*What is required:* Set the lines down again exactly, first line through the line that contains "import pandas as pd", with no pictures.
▬▬▬▬▬▬▬▬▬▬
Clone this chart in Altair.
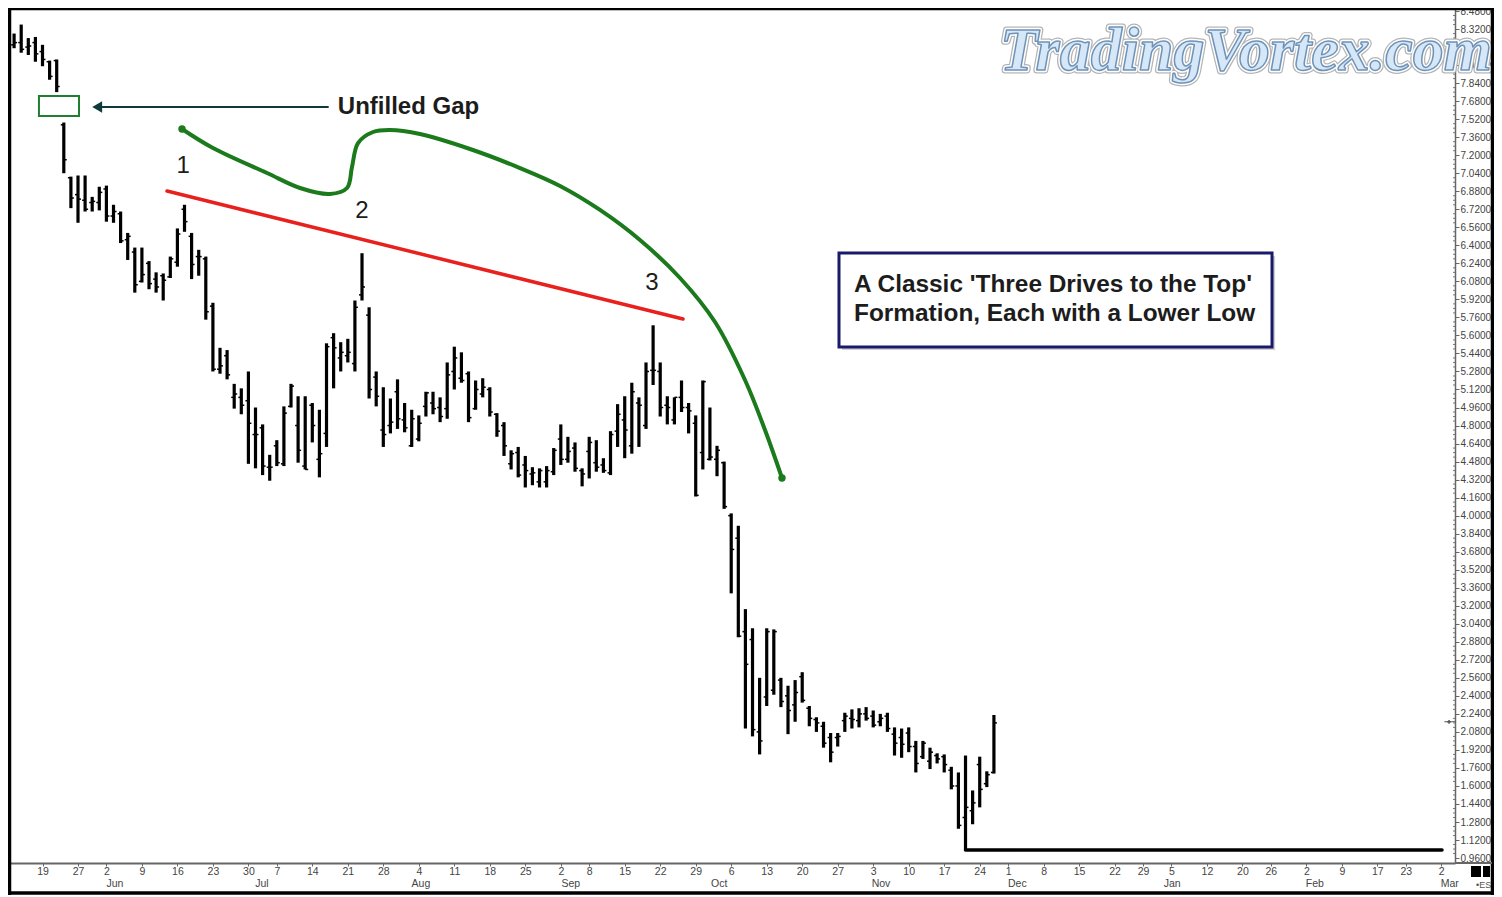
import altair as alt
import pandas as pd

# --- OHLC bars (one per trading session)
high = [8.22,8.28,8.36,8.24,8.25,8.18,8.04,8.05,7.49,7.01,7.02,7.02,6.83,6.92,6.93,6.76,6.70,6.51,6.38,6.38,
        6.26,6.16,6.15,6.30,6.55,6.76,6.51,6.36,6.30,5.89,5.49,5.47,5.17,5.13,5.28,4.96,4.81,4.54,4.67,4.97,
        5.17,5.06,5.06,5.00,4.94,5.53,5.62,5.54,5.57,5.91,6.33,5.85,5.28,5.14,5.04,5.21,5.00,4.94,4.89,5.10,
        5.10,5.05,5.36,5.50,5.45,5.28,5.20,5.22,5.14,4.91,4.83,4.58,4.61,4.53,4.43,4.42,4.44,4.60,4.81,4.70,
        4.65,4.42,4.70,4.67,4.51,4.75,4.99,5.06,5.18,5.05,5.36,5.69,5.36,5.06,5.05,5.20,5.00,4.89,5.20,4.96,
        4.62,4.48,4.02,3.91,3.17,3.00,2.56,3.00,2.99,2.56,2.49,2.54,2.61,2.31,2.21,2.17,2.07,2.07,2.25,2.28,
        2.29,2.30,2.27,2.24,2.25,2.12,2.11,2.12,2.00,2.00,1.94,1.89,1.88,1.77,1.72,1.87,1.56,1.86,1.73,2.23]
low = [8.12,8.15,8.11,8.09,8.03,7.99,7.87,7.76,7.04,6.73,6.60,6.70,6.70,6.71,6.61,6.60,6.42,6.27,5.98,6.07,
       6.01,5.98,5.91,6.11,6.21,6.52,6.10,6.13,5.74,5.28,5.26,5.21,4.95,4.90,4.46,4.42,4.36,4.31,4.44,4.44,
       4.96,4.47,4.41,4.65,4.34,4.61,5.13,5.28,5.36,5.28,5.91,5.04,4.97,4.61,4.73,4.77,4.74,4.61,4.66,4.88,
       4.90,4.83,4.86,5.12,5.18,4.83,4.94,5.05,4.88,4.70,4.53,4.41,4.34,4.25,4.27,4.25,4.25,4.36,4.45,4.47,
       4.39,4.26,4.33,4.39,4.38,4.36,4.61,4.51,4.55,4.61,4.77,5.16,4.88,4.81,4.81,4.92,4.73,4.17,4.41,4.49,
       4.35,4.06,3.31,2.92,2.11,2.04,1.88,2.31,2.41,2.30,2.06,2.17,2.34,2.13,2.08,1.94,1.81,1.95,2.08,2.11,
       2.12,2.18,2.12,2.13,2.08,1.87,1.85,1.90,1.72,1.84,1.75,1.80,1.72,1.57,1.22,1.03,1.26,1.41,1.59,1.71]
open_ = [8.15,8.18,8.20,8.16,8.20,8.12,8.03,8.04,7.47,7.00,6.85,6.80,6.78,6.78,6.90,6.66,6.68,6.45,6.34,6.08,
         6.24,6.10,6.13,6.12,6.25,6.72,6.48,6.30,6.28,5.86,5.30,5.42,5.05,5.05,5.02,4.72,4.78,4.43,4.62,4.46,
         4.97,4.80,4.44,4.98,4.50,4.73,5.58,5.40,5.42,5.35,5.96,5.78,5.23,4.76,4.80,5.10,4.85,4.62,4.68,4.97,
         5.00,4.96,4.95,5.28,5.22,5.26,4.95,5.08,5.12,4.90,4.80,4.46,4.56,4.45,4.37,4.30,4.30,4.39,4.68,4.50,
         4.60,4.40,4.57,4.47,4.45,4.38,4.75,4.85,4.62,5.00,4.80,5.29,5.28,4.98,4.85,5.05,4.96,4.82,4.56,4.50,
         4.50,4.47,4.00,3.80,2.97,2.90,2.08,2.39,2.45,2.54,2.40,2.32,2.57,2.29,2.19,2.13,2.03,2.03,2.18,2.20,
         2.18,2.24,2.22,2.17,2.22,2.06,2.03,2.07,1.95,1.86,1.82,1.87,1.86,1.74,1.60,1.32,1.38,1.79,1.62,1.72]
close = [8.18,8.20,8.14,8.17,8.10,8.05,7.90,7.81,7.16,6.82,6.81,6.72,6.79,6.87,6.66,6.70,6.44,6.48,6.05,6.14,
         6.06,6.03,6.09,6.28,6.50,6.61,6.23,6.30,5.81,5.30,5.33,5.25,5.08,4.98,4.82,4.72,4.44,4.43,4.47,4.91,
         5.15,4.58,4.41,4.80,4.55,5.50,5.49,5.45,5.45,5.85,6.03,5.12,5.06,4.72,4.83,4.86,4.78,4.86,4.82,5.09,
         4.95,4.88,5.25,5.40,5.20,4.87,5.12,5.14,4.92,4.75,4.62,4.55,4.36,4.40,4.38,4.40,4.40,4.58,4.50,4.57,
         4.42,4.37,4.65,4.43,4.40,4.72,4.90,4.76,5.10,4.98,5.28,5.29,4.96,4.96,5.05,4.96,4.93,4.18,5.19,4.52,
         4.58,4.08,3.70,2.93,2.68,2.10,2.00,2.97,2.97,2.35,2.27,2.43,2.36,2.20,2.16,1.98,1.90,2.04,2.22,2.19,
         2.24,2.20,2.14,2.20,2.11,1.98,1.97,1.95,1.80,1.98,1.90,1.84,1.79,1.60,1.25,1.41,1.45,1.57,1.70,2.16]

# --- axes
price_ticks = [0.96,1.12,1.28,1.44,1.60,1.76,1.92,2.08,2.24,2.40,2.56,2.72,2.88,3.04,3.20,3.36,3.52,3.68,3.84,4.00,
               4.16,4.32,4.48,4.64,4.80,4.96,5.12,5.28,5.44,5.60,5.76,5.92,6.08,6.24,6.40,6.56,6.72,6.88,7.04,7.20,
               7.36,7.52,7.68,7.84,8.00,8.16,8.32,8.48]
tick_sessions = [5,10,14,19,24,29,34,38,43,48,53,58,63,68,73,78,82,87,92,97,102,107,112,117,122,127,132,137,141,146,
                 151,156,160,164,169,174,178,183,188,193,197,202]
tick_days = ["19","27","2","9","16","23","30","7","14","21","28","4","11","18","25","2","8","15","22","29","6","13",
             "20","27","3","10","17","24","1","8","15","22","29","5","12","20","26","2","9","17","23","2"]
months = ["Jun","Jul","Aug","Sep","Oct","Nov","Dec","Jan","Feb","Mar"]
month_sessions = [15.2,35.9,58.3,79.4,100.3,123.1,142.3,164.1,184.2,203.2]

# --- annotations
green_s = [24.65,29.01,36.62,41.27,45.49,47.89,48.59,49.44,51.55,53.94,58.17,65.21,72.25,77.89,83.52,89.15,94.79,99.72,103.94,106.76,109.15]
green_p = [7.433,7.264,7.042,6.909,6.856,6.909,7.095,7.308,7.406,7.424,7.388,7.255,7.086,6.927,6.714,6.447,6.110,5.719,5.204,4.760,4.334]
red_s = [22.54,95.21]
red_p = [6.882,5.746]
base_s = [135.0,202.11]
base_p = [1.032,1.032]

X_DOMAIN = [0.1408, 203.94]
Y_DOMAIN = [0.916, 8.507]
xs = alt.Scale(domain=X_DOMAIN, nice=False, zero=False)
ys = alt.Scale(domain=Y_DOMAIN, nice=False, zero=False)
FONT = "Liberation Sans"
INK = "#1c1c1c"

df = pd.DataFrame({"session": range(len(high)), "high": high, "low": low, "open": open_, "close": close})
df["left"] = df["session"] - 0.42
df["right"] = df["session"] + 0.42

label_map = "{" + ",".join(f"'{s}':'{d}'" for s, d in zip(tick_sessions, tick_days)) + "}"
x_axis = alt.Axis(values=tick_sessions, labelExpr=f"{label_map}[''+datum.value]", title=None, grid=False,
                  domainColor="#666666", domainWidth=2, tickColor="#666666", tickSize=3, labelFont=FONT,
                  labelFontSize=10.5, labelColor="#444444", labelPadding=0, labelOverlap=False, labelFlush=False)
y_axis = alt.Axis(values=price_ticks, format=".4f", orient="right", title=None, grid=False, domainColor="#666666",
                  domainWidth=1.5, tickColor="#666666", tickSize=4, labelFont=FONT, labelFontSize=10,
                  labelColor="#444444", labelPadding=1, labelOverlap=False, labelFlush=False)

def X(f): return alt.X(f, scale=xs, axis=x_axis, title=None)
def Y(f): return alt.Y(f, scale=ys, axis=y_axis, title=None)

base = alt.Chart(df)
bars = base.mark_rule(color="#000000", strokeWidth=3.2).encode(x=X("session:Q"), y=Y("high:Q"), y2="low:Q")
open_ticks = base.mark_rule(color="#000000", strokeWidth=1.5).encode(x=X("left:Q"), x2="session:Q", y=Y("open:Q"))
close_ticks = base.mark_rule(color="#000000", strokeWidth=1.5).encode(x=X("session:Q"), x2="right:Q", y=Y("close:Q"))

def line(sx, py, color, width, interp="linear"):
    return alt.Chart(pd.DataFrame({"s": sx, "p": py})).mark_line(
        color=color, strokeWidth=width, interpolate=interp, strokeCap="round").encode(x=X("s:Q"), y=Y("p:Q"))

green = line(green_s, green_p, "#1b7a1b", 4, "catmull-rom")
green_ends = alt.Chart(pd.DataFrame({"s": [green_s[0], green_s[-1]], "p": [green_p[0], green_p[-1]]})).mark_point(
    filled=True, color="#1b7a1b", size=55, opacity=1).encode(x=X("s:Q"), y=Y("p:Q"))
red = line(red_s, red_p, "#e8211f", 3.5)
baseline = line(base_s, base_p, "#000000", 3.5)

gap = alt.Chart(pd.DataFrame({"s": [4.5], "s2": [10.14], "p": [7.726], "p2": [7.548]})).mark_rect(
    fillOpacity=0, stroke="#1f7f2f", strokeWidth=2).encode(x=X("s:Q"), x2="s2:Q", y=Y("p:Q"), y2="p2:Q")
arrow = line([12.5, 45.2], [7.628, 7.628], "#0e3a3c", 2)
arrow_head = alt.Chart(pd.DataFrame({"s": [12.7], "p": [7.628]})).mark_point(
    shape="triangle-left", filled=True, color="#0e3a3c", size=130, opacity=1).encode(x=X("s:Q"), y=Y("p:Q"))

def text(items, size, weight="normal", color=INK, align="left", font=FONT, **kw):
    d = pd.DataFrame(items, columns=["s", "p", "t"])
    return alt.Chart(d).mark_text(fontSize=size, fontWeight=weight, color=color, align=align, font=font,
                                  baseline=kw.pop("baseline", "middle"), **kw).encode(
        x=X("s:Q"), y=Y("p:Q"), text="t:N")

gap_label = text([(46.6, 7.628, "Unfilled Gap")], 24, "bold")
numbers = text([(24.8, 7.10, "1"), (50.0, 6.705, "2"), (90.85, 6.065, "3")], 24, align="center")

box_shadow = alt.Chart(pd.DataFrame({"s": [117.6], "s2": [178.6], "p": [6.305], "p2": [5.47]})).mark_rect(
    fill="#d4cfd2").encode(x=X("s:Q"), x2="s2:Q", y=Y("p:Q"), y2="p2:Q")
box = alt.Chart(pd.DataFrame({"s": [117.18], "s2": [178.17], "p": [6.332], "p2": [5.497]})).mark_rect(
    fill="#ffffff", stroke="#1a1a6a", strokeWidth=3).encode(x=X("s:Q"), x2="s2:Q", y=Y("p:Q"), y2="p2:Q")
box_text = text([(119.3, 6.048, "A Classic 'Three Drives to the Top'"),
                 (119.3, 5.790, "Formation, Each with a Lower Low")], 24.4, "bold")

# watermark
WM = [(139.86, 7.956, "TradingVortex.com")]
WF = "Liberation Serif"
wm1 = text(WM, 62, "bold", "#b4b4b4", font=WF, fontStyle="italic", baseline="alphabetic", stroke="#b4b4b4", strokeWidth=7, strokeJoin="round")
wm2 = text(WM, 62, "bold", "#ffffff", font=WF, fontStyle="italic", baseline="alphabetic", stroke="#ffffff", strokeWidth=4.5, strokeJoin="round")
wm3 = text(WM, 62, "bold", "#d6e7f8", font=WF, fontStyle="italic", baseline="alphabetic", stroke="#6f93b8", strokeWidth=1.5, strokeJoin="round")

# months under the day labels
month_df = pd.DataFrame({"s": month_sessions, "t": months})
month_labels = alt.Chart(month_df).mark_text(font=FONT, fontSize=10.5, color="#444444", baseline="middle").encode(
    x=X("s:Q"), y=alt.value(876), text="t:N")

# last-price marker on the price axis
marker = line([202.5, 203.94], [2.17, 2.17], "#555555", 1)
marker_dot = alt.Chart(pd.DataFrame({"s": [203.1], "p": [2.17]})).mark_point(
    shape="cross", filled=True, color="#555555", size=14, opacity=1).encode(x=X("s:Q"), y=Y("p:Q"))

# minor price ticks between the labelled ones
minor_prices = [round(t + d, 2) for t in price_ticks[:-1] for d in (0.04, 0.08, 0.12)]
minor = alt.Chart(pd.DataFrame({"p": minor_prices})).mark_rule(color="#777777", strokeWidth=1).encode(
    x=alt.value(1445), x2=alt.value(1447), y=Y("p:Q"))

# chart furniture
def hrule(y, x0, x2, color="#000000", w=3.5):
    return alt.Chart(pd.DataFrame({"a": [0]})).mark_rule(color=color, strokeWidth=w).encode(
        y=alt.value(y), x=alt.value(x0), x2=alt.value(x2))
def vrule(x, y0, y2, color="#000000", w=3.5):
    return alt.Chart(pd.DataFrame({"a": [0]})).mark_rule(color=color, strokeWidth=w).encode(
        x=alt.value(x), y=alt.value(y0), y2=alt.value(y2))
def square(x0, x2, y0, y2):
    return alt.Chart(pd.DataFrame({"a": [0]})).mark_rect(color="#000000").encode(
        x=alt.value(x0), x2=alt.value(x2), y=alt.value(y0), y2=alt.value(y2))

frame = [hrule(0.5, 0, 1486), vrule(1.5, 0, 887), vrule(1484.5, 0, 887), hrule(885, 0, 1486),
         hrule(855, 1447, 1484, "#666666", 2)]
squares = [square(1463, 1473, 858, 869), square(1475, 1482, 858, 869)]
es_label = alt.Chart(pd.DataFrame({"t": ["\u2022ES"]})).mark_text(
    font=FONT, fontSize=9, color="#555555", align="left", baseline="middle").encode(
    x=alt.value(1468), y=alt.value(877), text="t:N")

chart = alt.layer(
    bars, open_ticks, close_ticks, baseline, red, green, green_ends, gap, arrow, arrow_head, gap_label, numbers,
    box_shadow, box, box_text, month_labels, marker, marker_dot, minor, *squares, es_label, wm1, wm2, wm3, *frame,
).properties(
    width=1447, height=855,
    padding={"left": 0, "top": 0, "right": 39, "bottom": 34},
    autosize=alt.AutoSizeParams(type="none"),
    background="#ffffff",
).configure_view(strokeWidth=0)

chart.save("out.html", embed_options={"renderer": "svg", "actions": False})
▬▬▬▬▬▬▬▬▬▬
*Solved exercise:*
Clone this chart in Altair.
import altair as alt
import pandas as pd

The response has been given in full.